Provided data ▸
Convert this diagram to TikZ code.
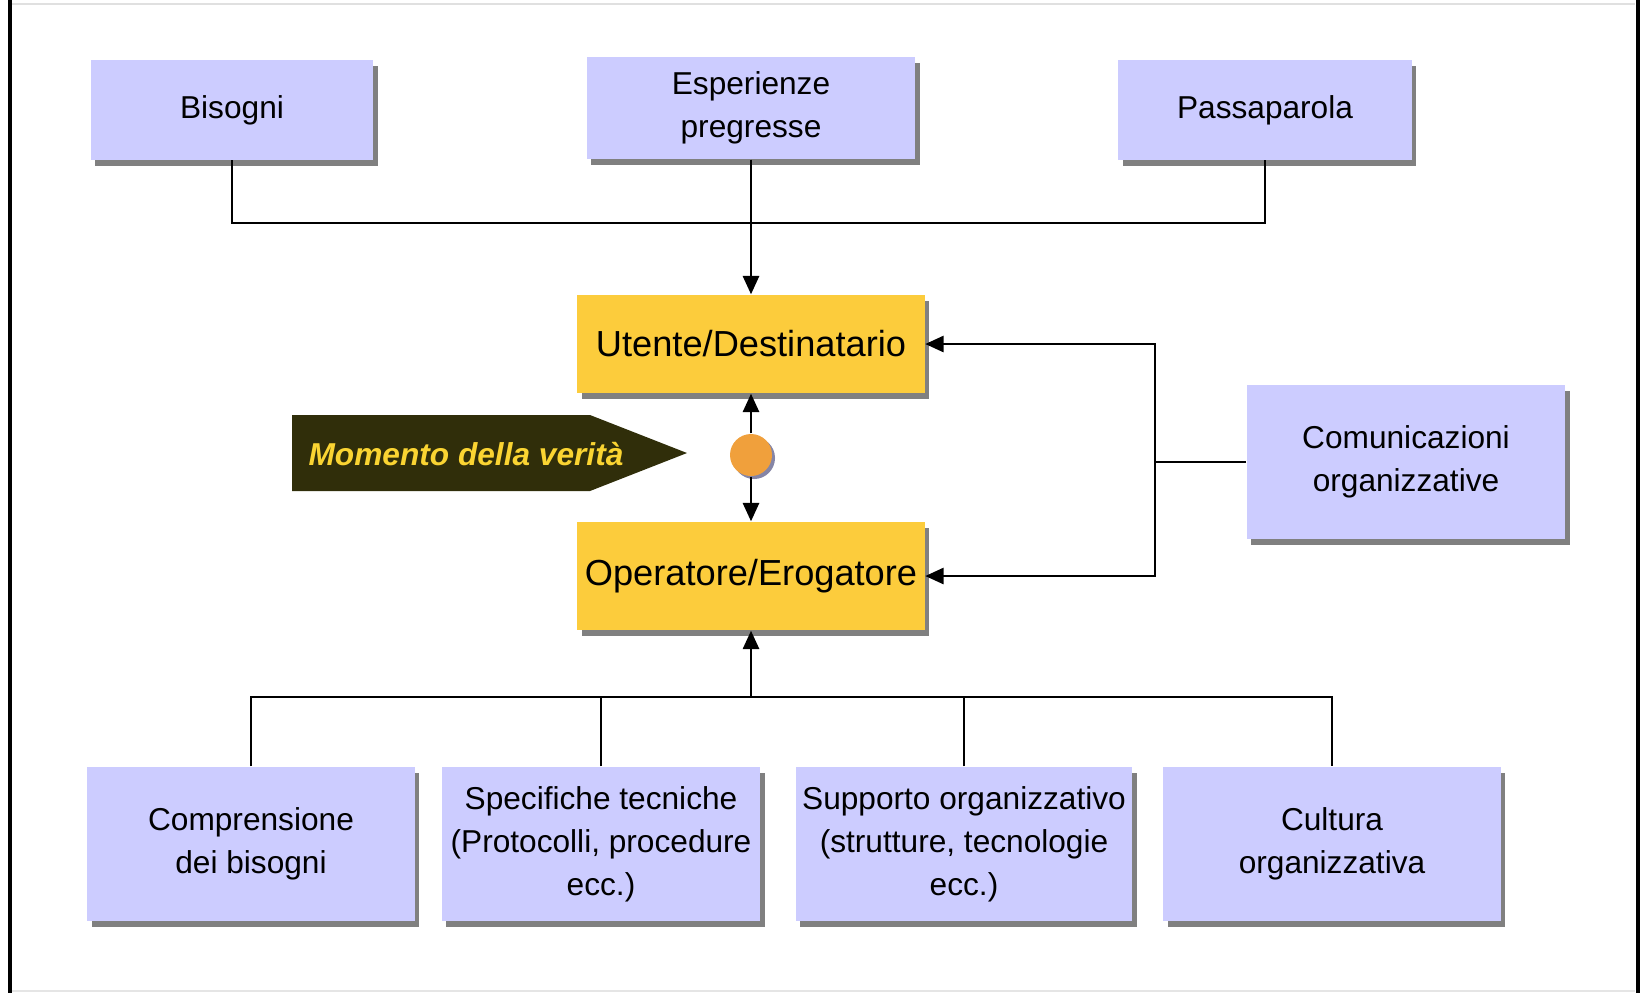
\documentclass[tikz,border=0pt]{standalone}
\usepackage{fontspec}
\setmainfont{Liberation Sans}
\usetikzlibrary{arrows.meta, shadows}

\definecolor{lavanda}{RGB}{204,204,255}
\definecolor{oro}{RGB}{252,204,60}
\definecolor{arancio}{RGB}{240,160,60}
\definecolor{oliva}{RGB}{48,46,10}
\definecolor{giallo}{RGB}{250,212,50}

\tikzset{
    fattore/.style={shape=rectangle, fill=lavanda, align=center, inner sep=0pt,
        font=\fontsize{9}{12.2}\selectfont,
        drop shadow={shadow xshift=0.45mm, shadow yshift=-0.6mm, fill=black!50, opacity=1}},
    attore/.style={fattore, fill=oro, font=\fontsize{10.3}{12.4}\selectfont},
    linea/.style={line width=0.6pt},
    freccia/.style={linea, -{Triangle[length=5.2pt, width=4.6pt]}}
}

\begin{document}
\begin{tikzpicture}[x=0.01cm, y=-0.01cm]
        \useasboundingbox (0,0) rectangle (1640,993);
        \draw[line width=1.15pt] (10,0) -- (10,993);
        \draw[line width=1.15pt] (1638,0) -- (1638,993);
        \draw[black!12, line width=0.6pt] (12,4) -- (1635,4);
        \draw[black!10, line width=0.6pt] (12,991) -- (1635,991);

        \node[fattore, minimum width=2.82cm, minimum height=0.99cm] (bis) at (232,110) {Bisogni};
        \node[fattore, minimum width=3.28cm, minimum height=1.02cm] (esp) at (751,108) {Esperienze\\pregresse};
        \node[fattore, minimum width=2.93cm, minimum height=0.99cm] (pas) at (1265,110) {Passaparola};

        \node[attore, minimum width=3.47cm, minimum height=0.98cm] (ute) at (751,344) {Utente/Destinatario};
        \node[attore, minimum width=3.47cm, minimum height=1.08cm] (ope) at (751,576) {Operatore/Erogatore};
        \node[shape=circle, fill=arancio, minimum size=0.42cm, inner sep=0pt,
            drop shadow={shadow xshift=0.3mm, shadow yshift=-0.3mm, fill=black!35!lavanda, opacity=1}] (mdv) at (751,455) {};

        \fill[oliva] (292,415) -- (590,415) -- (687,453) -- (590,491) -- (292,491) -- cycle;
        \node[font=\fontsize{9}{11}\selectfont\bfseries\itshape, text=giallo] (mom) at (466,454) {Momento della verità};

        \node[fattore, minimum width=3.18cm, minimum height=1.53cm] (com) at (1406,462) {Comunicazioni\\organizzative};

        \node[fattore, minimum width=3.27cm, minimum height=1.54cm] (comp) at (251,844) {Comprensione\\dei bisogni};
        \node[fattore, minimum width=3.18cm, minimum height=1.54cm] (spec) at (601,844) {Specifiche tecniche\\(Protocolli, procedure\\ecc.)};
        \node[fattore, minimum width=3.36cm, minimum height=1.54cm] (sup) at (964,844) {Supporto organizzativo\\(strutture, tecnologie\\ecc.)};
        \node[fattore, minimum width=3.37cm, minimum height=1.54cm] (cult) at (1332,844) {Cultura\\organizzativa};

        \coordinate (alto) at (751,223);
        \coordinate (destra) at (1155,462);
        \coordinate (basso) at (751,697);

        \draw[linea] (bis.south) |- (alto) -| (pas.south);
        \draw[freccia] (esp.south) -- (ute.north);

        \draw[freccia] (mdv) -- (ute.south);
        \draw[freccia] (mdv) -- (ope.north);

        \draw[linea] (com.west) -- (destra);
        \draw[freccia] (destra) |- (ute.east);
        \draw[freccia] (destra) |- (ope.east);

        \draw[freccia] (basso) -- (ope.south);
        \draw[linea] (comp.north) |- (basso) -| (cult.north);
        \draw[linea] (spec.north) -- (spec.north |- basso);
        \draw[linea] (sup.north) -- (sup.north |- basso);
\end{tikzpicture}
\end{document}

Written instruction ▸
Repeat all the data as it stands, dropping any images it holds.

Solved problem ▸
Convert this diagram to TikZ code.
\documentclass[tikz,border=0pt]{standalone}
\usepackage{fontspec}
\setmainfont{Liberation Sans}
\usetikzlibrary{arrows.meta, shadows}

\definecolor{lavanda}{RGB}{204,204,255}
\definecolor{oro}{RGB}{252,204,60}
\definecolor{arancio}{RGB}{240,160,60}
\definecolor{oliva}{RGB}{48,46,10}
\definecolor{giallo}{RGB}{250,212,50}

\tikzset{
    fattore/.style={shape=rectangle, fill=lavanda, align=center, inner sep=0pt,
        font=\fontsize{9}{12.2}\selectfont,
        drop shadow={shadow xshift=0.45mm, shadow yshift=-0.6mm, fill=black!50, opacity=1}},
    attore/.style={fattore, fill=oro, font=\fontsize{10.3}{12.4}\selectfont},
    linea/.style={line width=0.6pt},
    freccia/.style={linea, -{Triangle[length=5.2pt, width=4.6pt]}}
}

\begin{document}
\begin{tikzpicture}[x=0.01cm, y=-0.01cm]
        \useasboundingbox (0,0) rectangle (1640,993);
        \draw[line width=1.15pt] (10,0) -- (10,993);
        \draw[line width=1.15pt] (1638,0) -- (1638,993);
        \draw[black!12, line width=0.6pt] (12,4) -- (1635,4);
        \draw[black!10, line width=0.6pt] (12,991) -- (1635,991);

        \node[fattore, minimum width=2.82cm, minimum height=0.99cm] (bis) at (232,110) {Bisogni};
        \node[fattore, minimum width=3.28cm, minimum height=1.02cm] (esp) at (751,108) {Esperienze\\pregresse};
        \node[fattore, minimum width=2.93cm, minimum height=0.99cm] (pas) at (1265,110) {Passaparola};

        \node[attore, minimum width=3.47cm, minimum height=0.98cm] (ute) at (751,344) {Utente/Destinatario};
        \node[attore, minimum width=3.47cm, minimum height=1.08cm] (ope) at (751,576) {Operatore/Erogatore};
        \node[shape=circle, fill=arancio, minimum size=0.42cm, inner sep=0pt,
            drop shadow={shadow xshift=0.3mm, shadow yshift=-0.3mm, fill=black!35!lavanda, opacity=1}] (mdv) at (751,455) {};

        \fill[oliva] (292,415) -- (590,415) -- (687,453) -- (590,491) -- (292,491) -- cycle;
        \node[font=\fontsize{9}{11}\selectfont\bfseries\itshape, text=giallo] (mom) at (466,454) {Momento della verità};

        \node[fattore, minimum width=3.18cm, minimum height=1.53cm] (com) at (1406,462) {Comunicazioni\\organizzative};

        \node[fattore, minimum width=3.27cm, minimum height=1.54cm] (comp) at (251,844) {Comprensione\\dei bisogni};
        \node[fattore, minimum width=3.18cm, minimum height=1.54cm] (spec) at (601,844) {Specifiche tecniche\\(Protocolli, procedure\\ecc.)};
        \node[fattore, minimum width=3.36cm, minimum height=1.54cm] (sup) at (964,844) {Supporto organizzativo\\(strutture, tecnologie\\ecc.)};
        \node[fattore, minimum width=3.37cm, minimum height=1.54cm] (cult) at (1332,844) {Cultura\\organizzativa};

        \coordinate (alto) at (751,223);
        \coordinate (destra) at (1155,462);
        \coordinate (basso) at (751,697);

        \draw[linea] (bis.south) |- (alto) -| (pas.south);
        \draw[freccia] (esp.south) -- (ute.north);

        \draw[freccia] (mdv) -- (ute.south);
        \draw[freccia] (mdv) -- (ope.north);

        \draw[linea] (com.west) -- (destra);
        \draw[freccia] (destra) |- (ute.east);
        \draw[freccia] (destra) |- (ope.east);

        \draw[freccia] (basso) -- (ope.south);
        \draw[linea] (comp.north) |- (basso) -| (cult.north);
        \draw[linea] (spec.north) -- (spec.north |- basso);
        \draw[linea] (sup.north) -- (sup.north |- basso);
\end{tikzpicture}
\end{document}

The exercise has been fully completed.